[tools][functional][u] stall detected in openqaworker-arm-1 through 3 sometimes - "worker performance issues"
|Category:||Bugs in existing tests|
|Target version:||openQA Project - Current Sprint|
#3 Updated by okurz over 1 year ago
- Subject changed from [tools] stall detected in openqaworker-arm-3 to [tools][functional][u] stall detected in openqaworker-arm-1 through 3 sometimes - "worker performance issues"
- Target version set to future
https://openqa.suse.de/tests/2212567 is a job on openqaworker-arm-1 failing with a stall. http://openqa-monitoring.qa.suse.de:3000/d/Z7IkWDKmk/openqaworker-arm-1?orgId=1 reports that (only) 20 worker instances are running which should be ok. openqaworker-arm-2 I think had 30 instances enabled and was failing more often, foursixnine investigated.
#4 Updated by okurz over 1 year ago
https://openqa.suse.de/tests/2212507#step/glxgears/7 a failure in openqaworker-arm-2
- Status changed from New to Resolved
- Assignee set to okurz
- Target version changed from future to Done
The performance seems to have stabilized meanwhile, maybe when I upgraded the machines from SLE12SP3 to Leap 15.1? There is still a ticket about performance problems but related to the "user_settings" test module of the YaST GUI installer.
https://openqa.suse.de/tests/3803671#step/first_boot/7 shows that we still have same issue with openqaworker-arm-2:18
- Status changed from Resolved to Workable
https://openqa.suse.de/tests/3817918#step/first_boot/5 shows Stall detection for openqaworker-arm-1:18
- Status changed from Workable to In Progress
- Target version changed from Done to Current Sprint
I agree.

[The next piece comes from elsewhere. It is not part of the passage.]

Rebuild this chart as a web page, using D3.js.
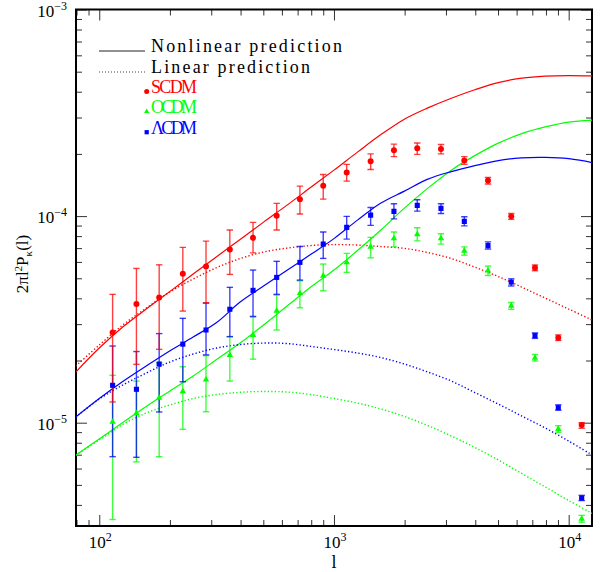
<!DOCTYPE html>
<html>
<head>
<meta charset="utf-8">
<script src="https://cdn.jsdelivr.net/npm/d3@7"></script>
<style>
  body { margin: 0; background: #fff; }
  svg { display: block; font-family: "Liberation Serif", "DejaVu Serif", serif; }
</style>
</head>
<body>
<svg id="chart" width="603" height="572"></svg>
<script>
// multipole bins of the measured points
var ells = [114, 144, 180, 227, 285, 360, 452, 570, 716, 900, 1133, 1433, 1801, 2264,
            2857, 3592, 4531, 5693, 7185, 9031, 11360];

var scdm   = [2.73e-5, 3.75e-5, 4.04e-5, 5.26e-5, 5.71e-5, 6.90e-5, 7.85e-5, 1.003e-4, 1.208e-4, 1.402e-4,
              1.627e-4, 1.845e-4, 2.085e-4, 2.13e-4, 2.11e-4, 1.86e-4, 1.488e-4, 9.97e-5, 5.62e-5, 2.58e-5, 9.75e-6];
var scdmHi = [4.18e-5, 5.58e-5, 5.81e-5, 7.06e-5, 7.57e-5, 8.56e-5, 9.32e-5, 1.152e-4, 1.397e-4, 1.59e-4,
              1.78e-4, 2.0e-4, 2.23e-4, 2.26e-4, 2.22e-4, 1.94e-4, 1.54e-4, 1.03e-4, 5.8e-5, 2.66e-5, 1.0e-5];
var scdmLo = [1.26e-5, 1.916e-5, 2.265e-5, 3.47e-5, 3.81e-5, 5.22e-5, 6.64e-5, 8.56e-5, 1.023e-4, 1.208e-4,
              1.476e-4, 1.68e-4, 1.94e-4, 1.99e-4, 2.0e-4, 1.78e-4, 1.43e-4, 9.64e-5, 5.44e-5, 2.5e-5, 9.4e-6];

var ocdm   = [1.008e-5, 1.11e-5, 1.317e-5, 1.419e-5, 1.614e-5, 2.126e-5, 2.656e-5, 3.48e-5, 4.23e-5, 5.14e-5,
              5.97e-5, 7.10e-5, 7.80e-5, 8.16e-5, 7.80e-5, 6.79e-5, 5.44e-5, 3.68e-5, 2.06e-5, 9.32e-6, 3.42e-6];
var ocdmHi = [1.696e-5, 1.59e-5, 1.95e-5, 1.866e-5, 2.11e-5, 2.61e-5, 3.245e-5, 4.15e-5, 4.86e-5, 5.86e-5,
              6.60e-5, 7.89e-5, 8.37e-5, 8.78e-5, 8.21e-5, 7.10e-5, 5.73e-5, 3.82e-5, 2.14e-5, 9.67e-6, 3.56e-6];
var ocdmLo = [3.40e-6, 6.46e-6, 6.85e-6, 9.29e-6, 1.13e-5, 1.59e-5, 2.03e-5, 2.81e-5, 3.60e-5, 4.35e-5,
              5.34e-5, 6.28e-5, 7.10e-5, 7.59e-5, 7.32e-5, 6.47e-5, 5.16e-5, 3.54e-5, 1.99e-5, 8.99e-6, 3.30e-6];

var lcdm   = [1.517e-5, 1.451e-5, 1.923e-5, 2.40e-5, 2.81e-5, 3.54e-5, 4.37e-5, 5.05e-5, 5.97e-5, 7.32e-5,
              8.817e-5, 1.011e-4, 1.054e-4, 1.127e-4, 1.09e-4, 9.43e-5, 7.21e-5, 4.79e-5, 2.64e-5, 1.182e-5, 4.32e-6];
var lcdmHi = [2.35e-5, 2.21e-5, 2.70e-5, 3.20e-5, 3.79e-5, 4.52e-5, 5.48e-5, 6.04e-5, 7.13e-5, 8.37e-5,
              9.97e-5, 1.10e-4, 1.147e-4, 1.199e-4, 1.147e-4, 9.92e-5, 7.5e-5, 4.97e-5, 2.72e-5, 1.22e-5, 4.45e-6];
var lcdmLo = [6.85e-6, 6.8e-6, 1.127e-5, 1.578e-5, 2.13e-5, 2.61e-5, 3.27e-5, 4.18e-5, 4.90e-5, 6.24e-5,
              7.74e-5, 9.02e-5, 9.7e-5, 1.057e-4, 1.03e-4, 8.97e-5, 6.93e-5, 4.59e-5, 2.56e-5, 1.15e-5, 4.20e-6];

// model curves, sampled every 0.1 dex in l
var ellCurve = [79.4, 100, 125.9, 158.5, 199.5, 251.2, 316.2, 398.1, 501.2, 631, 794.3, 1000,
                1259, 1585, 1995, 2512, 3162, 3981, 5012, 6310, 7943, 10000, 12589];
var scdmNL  = [1.759e-5, 2.298e-5, 2.904e-5, 3.548e-5, 4.31e-5, 5.24e-5, 6.36e-5, 7.70e-5, 9.35e-5, 1.130e-4,
               1.374e-4, 1.669e-4, 2.04e-4, 2.48e-4, 2.946e-4, 3.34e-4, 3.72e-4, 4.09e-4, 4.43e-4, 4.65e-4,
               4.76e-4, 4.79e-4, 4.77e-4];
var scdmLin = [1.880e-5, 2.376e-5, 2.970e-5, 3.588e-5, 4.29e-5, 4.96e-5, 5.63e-5, 6.23e-5, 6.70e-5, 7.00e-5,
               7.20e-5, 7.28e-5, 7.24e-5, 7.12e-5, 6.98e-5, 6.66e-5, 6.23e-5, 5.66e-5, 5.10e-5, 4.53e-5,
               4.01e-5, 3.55e-5, 3.14e-5];
var ocdmNL  = [6.96e-6, 8.34e-6, 1.002e-5, 1.198e-5, 1.421e-5, 1.682e-5, 2.022e-5, 2.429e-5, 2.970e-5, 3.669e-5,
               4.52e-5, 5.48e-5, 6.81e-5, 8.56e-5, 1.093e-4, 1.366e-4, 1.669e-4, 1.962e-4, 2.255e-4, 2.507e-4,
               2.701e-4, 2.85e-4, 2.914e-4];
var ocdmLin = [6.96e-6, 8.25e-6, 9.80e-6, 1.114e-5, 1.218e-5, 1.309e-5, 1.369e-5, 1.403e-5, 1.416e-5, 1.408e-5,
               1.369e-5, 1.309e-5, 1.245e-5, 1.165e-5, 1.072e-5, 9.69e-6, 8.62e-6, 7.59e-6, 6.60e-6, 5.68e-6,
               4.89e-6, 4.20e-6, 3.64e-6];
var lcdmNL  = [1.065e-5, 1.309e-5, 1.582e-5, 1.880e-5, 2.223e-5, 2.598e-5, 3.053e-5, 3.836e-5, 4.585e-5, 5.467e-5,
               6.51e-5, 7.78e-5, 9.56e-5, 1.156e-4, 1.321e-4, 1.510e-4, 1.642e-4, 1.755e-4, 1.856e-4, 1.913e-4,
               1.923e-4, 1.897e-4, 1.815e-4];
var lcdmLin = [1.065e-5, 1.302e-5, 1.522e-5, 1.739e-5, 1.966e-5, 2.150e-5, 2.298e-5, 2.389e-5, 2.429e-5, 2.416e-5,
               2.342e-5, 2.260e-5, 2.174e-5, 2.067e-5, 1.923e-5, 1.759e-5, 1.591e-5, 1.400e-5, 1.231e-5, 1.077e-5,
               9.43e-6, 8.15e-6, 6.98e-6];

var xMajor = [100, 1000, 10000];
var xMajorExp = ['2', '3', '4'];
var yMajor = [1e-5, 1e-4, 1e-3];
var yMajorExp = ['\u22125', '\u22124', '\u22123'];

var RED = '#ff0000', GREEN = '#00ff00', BLUE = '#0000ff';

var svg = d3.select('#chart');
// plot frame (window.top is read-only, so keep these in an object)
var frame = { left: 76, right: 592, top: 9.5, bottom: 526 };

var x = d3.scaleLog().domain([79.6, 12570]).range([frame.left, frame.right]);
var y = d3.scaleLog().domain([Math.pow(10, -5.5), 1e-3]).range([frame.bottom, frame.top]);

svg.append('defs').append('clipPath').attr('id', 'plotclip')
  .append('rect').attr('x', frame.left).attr('y', frame.top)
  .attr('width', frame.right - frame.left).attr('height', frame.bottom - frame.top);

// minor tick values 2..9 per decade
function minorTicks(domain) {
  var out = [];
  var lo = Math.floor(Math.log10(domain[0])), hi = Math.ceil(Math.log10(domain[1]));
  for (var e = lo; e <= hi; e++) {
    for (var m = 2; m <= 9; m++) {
      var v = m * Math.pow(10, e);
      if (v >= domain[0] && v <= domain[1]) out.push(v);
    }
  }
  return out;
}
var xMinor = minorTicks(x.domain());
var yMinor = minorTicks(y.domain());

// ticks on all four sides, pointing inward
function tickAxis(axisFn, scale, values, size, transform) {
  var g = svg.append('g').attr('transform', transform)
    .call(axisFn(scale).tickValues(values).tickSize(size).tickFormat(''));
  g.select('.domain').remove();
  g.selectAll('.tick line').attr('stroke', '#333').attr('stroke-width', 1);
  return g;
}
tickAxis(d3.axisBottom, x, xMajor, -11, 'translate(0,' + frame.bottom + ')');
tickAxis(d3.axisBottom, x, xMinor, -6, 'translate(0,' + frame.bottom + ')');
tickAxis(d3.axisTop, x, xMajor, -11, 'translate(0,' + frame.top + ')');
tickAxis(d3.axisTop, x, xMinor, -6, 'translate(0,' + frame.top + ')');
tickAxis(d3.axisLeft, y, yMajor, -11, 'translate(' + frame.left + ',0)');
tickAxis(d3.axisLeft, y, yMinor, -6, 'translate(' + frame.left + ',0)');
tickAxis(d3.axisRight, y, yMajor, -11, 'translate(' + frame.right + ',0)');
tickAxis(d3.axisRight, y, yMinor, -6, 'translate(' + frame.right + ',0)');

svg.append('rect')
  .attr('x', frame.left).attr('y', frame.top)
  .attr('width', frame.right - frame.left).attr('height', frame.bottom - frame.top)
  .attr('fill', 'none').attr('stroke', '#000').attr('stroke-width', 2);

// tick labels
xMajor.forEach(function(v, i) {
  var t = svg.append('text')
    .attr('x', x(v) + 1).attr('y', 548)
    .attr('text-anchor', 'middle')
    .attr('font-size', 17);
  t.append('tspan').text('10');
  t.append('tspan').attr('dy', -7).attr('font-size', 12).text(xMajorExp[i]);
});
yMajor.forEach(function(v, i) {
  var t = svg.append('text')
    .attr('x', 67).attr('y', y(v) + 7)
    .attr('text-anchor', 'end')
    .attr('font-size', 17);
  t.append('tspan').text('10');
  t.append('tspan').attr('dy', -7).attr('font-size', 12).text(yMajorExp[i]);
});

svg.append('text')
  .attr('x', 334).attr('y', 568)
  .attr('text-anchor', 'middle').attr('font-size', 18)
  .text('l');

var ylab = svg.append('text')
  .attr('transform', 'translate(28,264) rotate(-90)')
  .attr('text-anchor', 'middle')
  .attr('font-size', 17);
ylab.append('tspan').text('2\u03c0l');
ylab.append('tspan').attr('dy', -6).attr('font-size', 11).text('2');
ylab.append('tspan').attr('dy', 6).text('P');
ylab.append('tspan').attr('dy', 4).attr('font-size', 11).text('\u03ba');
ylab.append('tspan').attr('dy', -4).text('(l)');

// model curves
var plot = svg.append('g').attr('clip-path', 'url(#plotclip)');
var line = d3.line()
  .x(function(d) { return x(d[0]); })
  .y(function(d) { return y(d[1]); })
  .curve(d3.curveCatmullRom.alpha(0.5));

var curves = [
  { v: scdmNL, c: RED, dash: null },
  { v: scdmLin, c: RED, dash: '1.3,2.2' },
  { v: ocdmNL, c: GREEN, dash: null },
  { v: ocdmLin, c: GREEN, dash: '1.3,2.2' },
  { v: lcdmNL, c: BLUE, dash: null },
  { v: lcdmLin, c: BLUE, dash: '1.3,2.2' }
];
curves.forEach(function(cv) {
  plot.append('path')
    .datum(d3.zip(ellCurve, cv.v))
    .attr('d', line)
    .attr('fill', 'none')
    .attr('stroke', cv.c)
    .attr('stroke-width', cv.dash ? 1.4 : 1.2)
    .attr('stroke-dasharray', cv.dash);
});

// measured points: error bars of all models first, markers on top
var series = [
  { v: ocdm, lo: ocdmLo, hi: ocdmHi, c: GREEN, sym: d3.symbolTriangle, size: 18 },
  { v: lcdm, lo: lcdmLo, hi: lcdmHi, c: BLUE, sym: d3.symbolSquare, size: 26 },
  { v: scdm, lo: scdmLo, hi: scdmHi, c: RED, sym: d3.symbolCircle, size: 28 }
];
var cap = 3.2;
series.forEach(function(s) {
  s.pts = ells.map(function(l, i) { return { l: l, v: s.v[i], lo: s.lo[i], hi: s.hi[i] }; });
  var g = plot.append('g').attr('stroke', s.c).attr('stroke-width', 1.4).attr('stroke-opacity', 0.75);
  var eb = g.selectAll('g.eb').data(s.pts).enter().append('g').attr('class', 'eb');
  eb.append('line')
    .attr('x1', function(d) { return x(d.l); }).attr('x2', function(d) { return x(d.l); })
    .attr('y1', function(d) { return y(d.lo); }).attr('y2', function(d) { return y(d.hi); });
  eb.append('line')
    .attr('x1', function(d) { return x(d.l) - cap; }).attr('x2', function(d) { return x(d.l) + cap; })
    .attr('y1', function(d) { return y(d.lo); }).attr('y2', function(d) { return y(d.lo); });
  eb.append('line')
    .attr('x1', function(d) { return x(d.l) - cap; }).attr('x2', function(d) { return x(d.l) + cap; })
    .attr('y1', function(d) { return y(d.hi); }).attr('y2', function(d) { return y(d.hi); });
});
series.forEach(function(s) {
  plot.append('g').selectAll('path').data(s.pts).enter().append('path')
    .attr('transform', function(d) { return 'translate(' + x(d.l) + ',' + y(d.v) + ')'; })
    .attr('d', d3.symbol().type(s.sym).size(s.size))
    .attr('fill', s.c);
});

// legend
var lg = svg.append('g');
lg.append('line').attr('x1', 99).attr('x2', 145).attr('y1', 51).attr('y2', 51)
  .attr('stroke', '#222').attr('stroke-width', 1.2);
lg.append('line').attr('x1', 99).attr('x2', 145).attr('y1', 72).attr('y2', 72)
  .attr('stroke', '#444').attr('stroke-width', 1.2).attr('stroke-dasharray', '1,2');
lg.append('text').attr('x', 151).attr('y', 52).attr('font-size', 18)
  .attr('textLength', 191).attr('lengthAdjust', 'spacing').text('Nonlinear prediction');
lg.append('text').attr('x', 151).attr('y', 72.5).attr('font-size', 18)
  .attr('textLength', 159).attr('lengthAdjust', 'spacing').text('Linear prediction');

var legendModels = [
  { name: 'SCDM', c: RED, sym: d3.symbolCircle, size: 20, y: 93.3 },
  { name: 'OCDM', c: GREEN, sym: d3.symbolTriangle, size: 12, y: 113.3 },
  { name: '\u039bCDM', c: BLUE, sym: d3.symbolSquare, size: 18, y: 134 }
];
legendModels.forEach(function(m) {
  lg.append('path')
    .attr('transform', 'translate(146.7,' + (m.y - 1.8) + ')')
    .attr('d', d3.symbol().type(m.sym).size(m.size))
    .attr('fill', m.c);
  lg.append('text').attr('x', 151).attr('y', m.y).attr('font-size', 18)
    .attr('fill', m.c).attr('textLength', 46).attr('lengthAdjust', 'spacing').text(m.name);
});
</script>
</body>
</html>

That shows "worker performance issues" which is particularly true for openqaworker-arm-1. #41882 is the generic ticket for that. I will keep the ticket and see what I can do. The latest change I proposed is to reduce the number of worker instances https://gitlab.suse.de/openqa/salt-pillars-openqa/merge_requests/217 , merged. I have yet to mask the superfluous worker instances.
EDIT: 2020-01-22 19:53 CET: done, four worker instances active now, not more.
#18 Updated by okurz about 1 month ago
- Due date deleted (
- Status changed from Feedback to Blocked
slindomansilla has informed me that according to zluo's gut feeling the reduced worker instance number might help but "issues still happen". He will run an experiment with higher RAM for the VMs in #60833 so I will set this ticket to be blocked on that one.